И вот как раз тогда, когда на Эренбурга сыпались эти страшные новости из Москвы, он узнает, что 18 июля в Испании вспыхнул военный мятеж против республиканского правительства. Накануне, в апреле, Эренбург провел в Испании две недели. Он полюбил эту страну, прекрасно знал ее литературу, в юности переводил средневековых испанских поэтов. Судьба испанской республики, провозглашенной в 1931 году, была ему небезразлична. В самой Испании защита республики быстро перерастает в гражданскую войну: народ поднимается на вооруженную борьбу с франкистами.

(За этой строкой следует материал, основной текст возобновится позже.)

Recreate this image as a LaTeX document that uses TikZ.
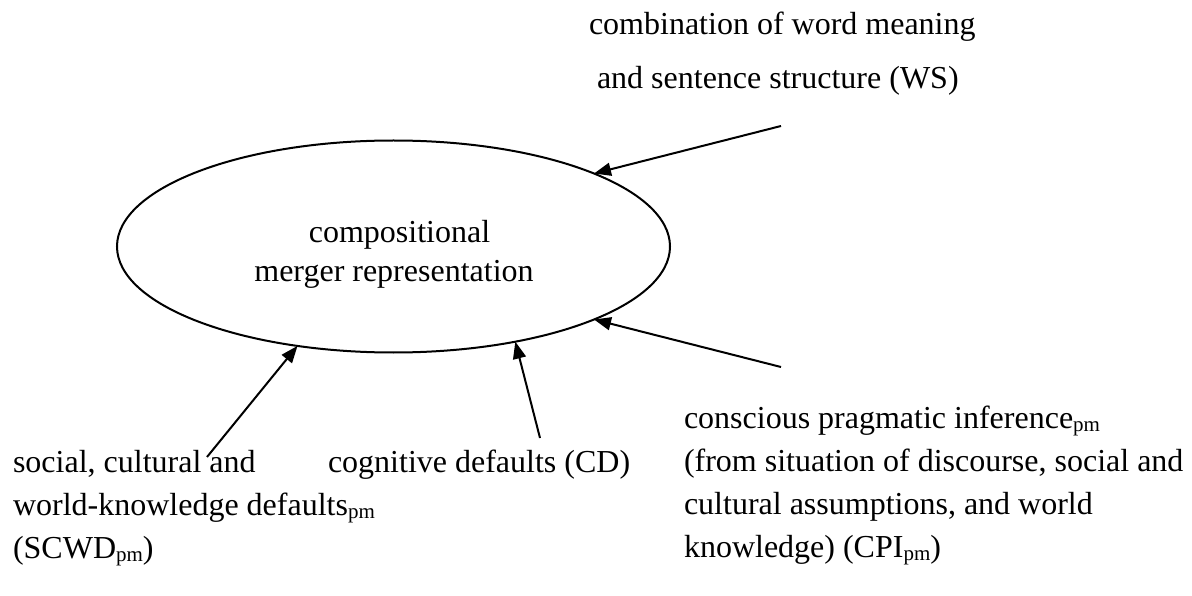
\documentclass[tikz,border=0pt]{standalone}
\usepackage{fontspec}
\setmainfont{Liberation Serif}
\usetikzlibrary{shapes.geometric,arrows.meta}
\newcommand{\pmsub}{\raisebox{-3pt}{\fontsize{21}{21}\selectfont pm}}
\begin{document}
\begin{tikzpicture}[x=1pt,y=-1pt,
  txt/.style={inner sep=0pt,outer sep=0pt,font=\fontsize{32}{39}\selectfont},
  arr/.style={line width=2pt,-{Triangle[length=17pt,width=13pt]}},
  ellbox/.style={draw,line width=2pt,ellipse,minimum width=553pt,minimum height=212pt,inner sep=0pt,outer sep=0pt}]
\useasboundingbox (0,0) rectangle (1192,596);
\node[ellbox] (ell) at (393.5,246.5) {};
\node[txt,anchor=base] (in1) at (399.5,243) {compositional};
\node[txt,anchor=base] (in2) at (394,282) {merger representation};
% WS
\node[txt,anchor=base west] (ws1) at (589,35) {combination of word meaning};
\node[txt,anchor=base west] (ws2) at (597,89) {and sentence structure (WS)};
% SCWD
\node[txt,anchor=base west] (sc1) at (13,472) {social, cultural and};
\node[txt,anchor=base west] (sc2) at (13,515) {world-knowledge defaults\pmsub};
\node[txt,anchor=base west] (sc3) at (13,558) {(SCWD\pmsub)};
% CD
\node[txt,anchor=base west] (cd1) at (328,472) {cognitive defaults (CD)};
% CPI
\node[txt,anchor=base west] (cp1) at (684,428) {conscious pragmatic inference\pmsub};
\node[txt,anchor=base west] (cp2) at (684,471) {(from situation of discourse, social and};
\node[txt,anchor=base west] (cp3) at (684,514) {cultural assumptions, and world};
\node[txt,anchor=base west] (cp4) at (684,557) {knowledge) (CPI\pmsub)};
% arrow start points
\coordinate (wsS) at (781,126);
\coordinate (cpS) at (781,367);
\coordinate (scS) at (207,457);
\coordinate (cdS) at (540,438);
\draw[arr] (wsS) -- (ell.20.76);
\draw[arr] (cpS) -- (ell.-20.2);
\draw[arr] (scS) -- (ell.-134.4);
\draw[arr] (cdS) -- (ell.-38.6);
\end{tikzpicture}
\end{document}
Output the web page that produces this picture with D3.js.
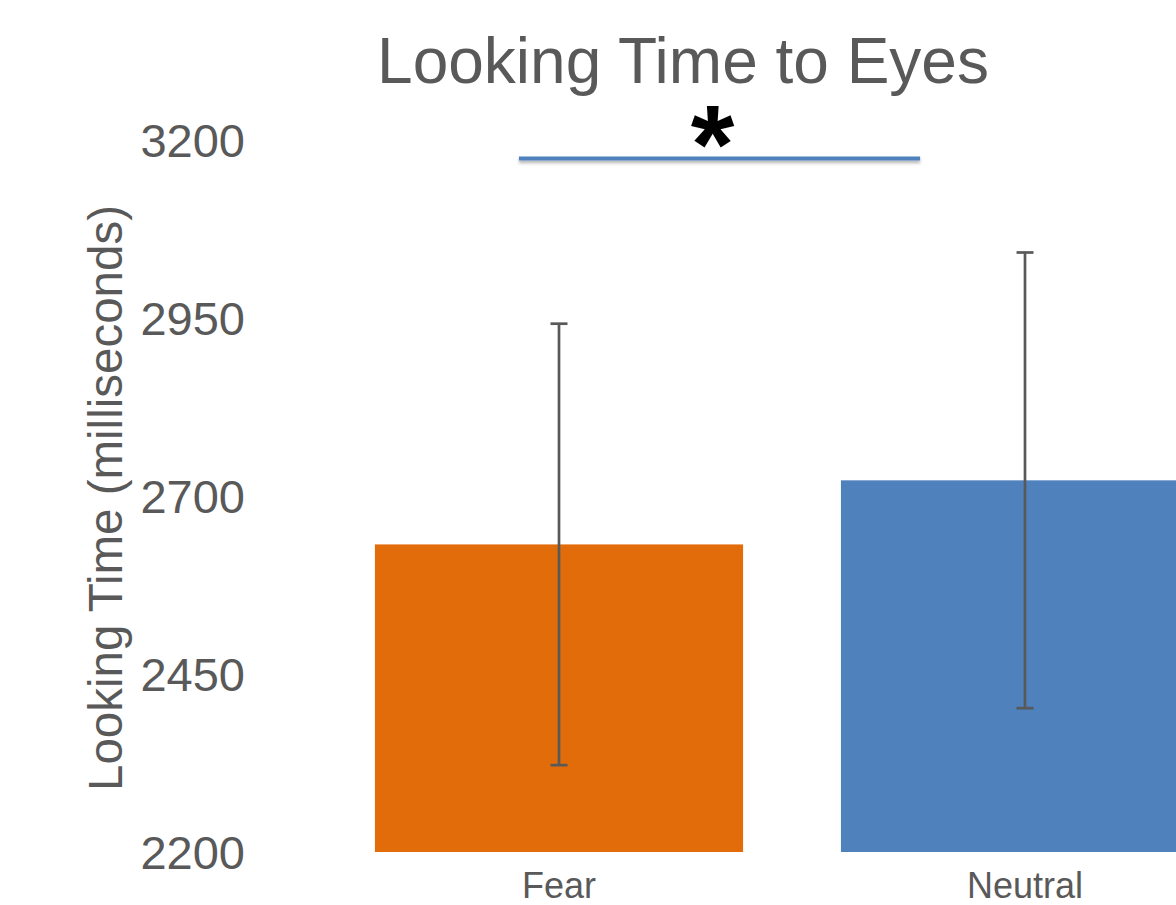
<!DOCTYPE html>
<html>
<head>
<meta charset="utf-8">
<script src="https://cdn.jsdelivr.net/npm/d3@7"></script>
<style>
  html, body { margin: 0; padding: 0; background: #ffffff; overflow: hidden; }
  svg { display: block; font-family: "Liberation Sans", Arial, sans-serif; }
</style>
</head>
<body>
<svg id="chart" width="1176" height="905"></svg>
<script>
// ---- data ----
const categories = ["Fear", "Neutral"];
const means = [2632, 2722];
const errors = [310, 320];
const barColors = ["#E36C0A", "#4F81BD"];
const yTicks = [2200, 2450, 2700, 2950, 3200];
const yDomain = [2200, 3200];
const title = "Looking Time to Eyes";
const yTitle = "Looking Time (milliseconds)";
// significance bracket: positions in category-index units, level in ms
const sigFrom = -0.086;
const sigTo = 0.775;
const sigLevel = 3174;
const sigLabel = "*";

// ---- layout ----
const svg = d3.select("#chart");
const textColor = "#595959";

const x = d3.scaleBand()
  .domain(categories)
  .range([326, 1258])
  .paddingInner(0.21)
  .paddingOuter(0.105);

const y = d3.scaleLinear().domain(yDomain).range([852, 140]);

// index -> pixel (center of bands)
const xi = d3.scaleLinear()
  .domain([0, 1])
  .range([x(categories[0]) + x.bandwidth() / 2, x(categories[1]) + x.bandwidth() / 2]);

// shadow filter for significance line
const defs = svg.append("defs");
const f = defs.append("filter").attr("id", "shadow")
  .attr("filterUnits", "userSpaceOnUse")
  .attr("x", 0).attr("y", 0).attr("width", 1176).attr("height", 905);
f.append("feDropShadow").attr("dx", 0).attr("dy", 2.5).attr("stdDeviation", 1.6)
  .attr("flood-color", "#000").attr("flood-opacity", 0.3);

// title
svg.append("text")
  .attr("x", 683).attr("y", 83)
  .attr("text-anchor", "middle")
  .attr("font-size", 64)
  .attr("fill", textColor)
  .text(title);

// y axis (labels only)
const yAxis = d3.axisLeft(y).tickValues(yTicks).tickFormat(d3.format("d")).tickSize(0).tickPadding(0);
const gy = svg.append("g").attr("transform", "translate(245,0)").call(yAxis);
gy.select(".domain").remove();
gy.selectAll("text")
  .attr("font-size", 47)
  .attr("fill", textColor)
  .attr("font-family", "Liberation Sans, Arial, sans-serif")
  .attr("dy", "0.35em");

// y title
svg.append("text")
  .attr("transform", "translate(122,498) rotate(-90)")
  .attr("text-anchor", "middle")
  .attr("font-size", 47.5)
  .attr("fill", textColor)
  .text(yTitle);

// bars
const data = categories.map((c, i) => ({ c, m: means[i], e: errors[i], col: barColors[i] }));
svg.append("g").selectAll("rect").data(data).join("rect")
  .attr("x", d => x(d.c))
  .attr("width", x.bandwidth())
  .attr("y", d => y(d.m))
  .attr("height", d => y(yDomain[0]) - y(d.m))
  .attr("fill", d => d.col);

// error bars
const eg = svg.append("g").attr("stroke", "#595959").attr("stroke-width", 2.7);
data.forEach(d => {
  const cx = x(d.c) + x.bandwidth() / 2;
  eg.append("line").attr("x1", cx).attr("x2", cx).attr("y1", y(d.m + d.e)).attr("y2", y(d.m - d.e));
  eg.append("line").attr("x1", cx - 8.5).attr("x2", cx + 8.5).attr("y1", y(d.m + d.e)).attr("y2", y(d.m + d.e));
  eg.append("line").attr("x1", cx - 8.5).attr("x2", cx + 8.5).attr("y1", y(d.m - d.e)).attr("y2", y(d.m - d.e));
});

// x labels
const xAxis = d3.axisBottom(x).tickSize(0).tickPadding(0);
const gx = svg.append("g").attr("transform", "translate(0,898)").call(xAxis);
gx.select(".domain").remove();
gx.selectAll("text")
  .attr("font-size", 36)
  .attr("fill", textColor)
  .attr("font-family", "Liberation Sans, Arial, sans-serif")
  .attr("dy", 0);

// significance bracket
svg.append("line")
  .attr("x1", xi(sigFrom)).attr("x2", xi(sigTo))
  .attr("y1", y(sigLevel)).attr("y2", y(sigLevel))
  .attr("stroke", "#4F81BD").attr("stroke-width", 4)
  .attr("filter", "url(#shadow)");

svg.append("text")
  .attr("x", (xi(sigFrom) + xi(sigTo)) / 2 - 7)
  .attr("y", 183)
  .attr("text-anchor", "middle")
  .attr("font-size", 112)
  .attr("font-weight", "bold")
  .attr("fill", "#000")
  .text(sigLabel);
</script>
</body>
</html>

Назревает социальная революция, у которой два главных лозунга: жечь церкви и делить землю. Коммунистическая партия не имеет в стране реального влияния, поэтому возглавят революцию кастильские социалисты под руководством «испанского Ленина» — Ларго Кабальеро и каталонские анархисты. Эренбургу не терпится включиться в борьбу. Его мало занимают события во Франции, где в это время формируется Народный фронт. Он бомбардирует редакцию «Известий» телеграммами, где просит разрешения отправиться в зону конфликта. Он еще не знает, что Бухарин практически утратил свое влияние и вот-вот будет снят с поста главного редактора. Единственный ответ, который Эренбург получает на свои письма, — ждать решения Москвы. Он набирается терпения, но вскоре узнает, что Кольцов уже в Мадриде и что ТАСС уже отправил в Испанию специального корреспондента от «Известий». Не тратя времени на размышления, он упаковывает свою пишущую машинку, прощается с женой и на свой страх и риск отправляется в страну, где вовсю идет гражданская война.